Sólo mediante una lucha política y educativa masiva podremos desmantelar la cultura de la crueldad y su forma subyacente de “turbocapitalismo”, que se ha arraigado en Estados Unidos. El objetivo de esta lucha fue expresado por Peter Thiel, quien escribió en 2009 que “ ya no creo que la libertad y la democracia sean compatibles”. Yarvin, una figura muy celebrada del panorama mediático de derecha, va más allá y sostiene que “ la democracia estadounidense debería ser reemplazada por lo que él llama una “monarquía” dirigida por lo que él ha llamado un “director ejecutivo”, básicamente su término más amigable para un dictador ”. La fusión del capitalismo de gángsters y el tecnofascismo MAGA ha profundizado la crisis de la democracia, pero aún no ha aplastado la posibilidad de renovación. Esa posibilidad perdura, pero sólo si nos negamos a rendirnos y luchamos para recuperar el futuro.

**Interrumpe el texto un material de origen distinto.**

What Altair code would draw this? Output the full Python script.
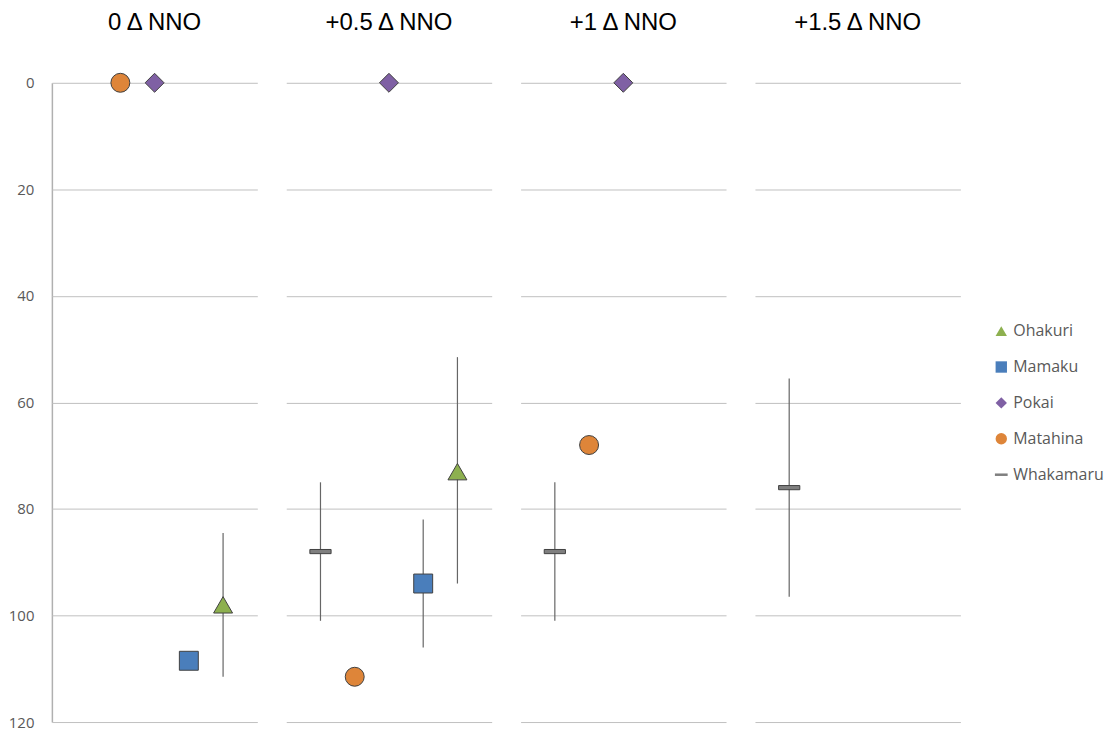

La pregunta que los estadounidenses afrontan es: ¿nos rendiremos a las fuerzas de la descartabilidad y la represión, o recuperaremos un sentido de agencia colectiva, oposición, imaginación política y la lucha renovada por un mundo donde la democracia no sea sólo una promesa vacía, sino una realidad vivida y colectiva? Vivimos en una época demasiado urgente como para abandonar la esperanza de un futuro más justo y radical. Tenemos ante nosotros una inmensa tarea al reconocer que la esperanza está herida pero no perdida y, como afirma Alain Badiou, lo que ahora afrontamos es “mostrar cómo el espacio de lo posible es más grande que el asignado, que algo más es posible, pero no todo es posible”. La tarea que tenemos por delante no es sólo resistir, sino ampliar el horizonte de lo posible, rechazar los límites asfixiantes impuestos por el fatalismo neoliberal y el régimen autoritario y, en cambio, luchar por un futuro donde la justicia no sea un sueño postergado sino una lucha abrazada, donde la democracia no sea una reliquia del pasado sino la base de lo que debe venir después.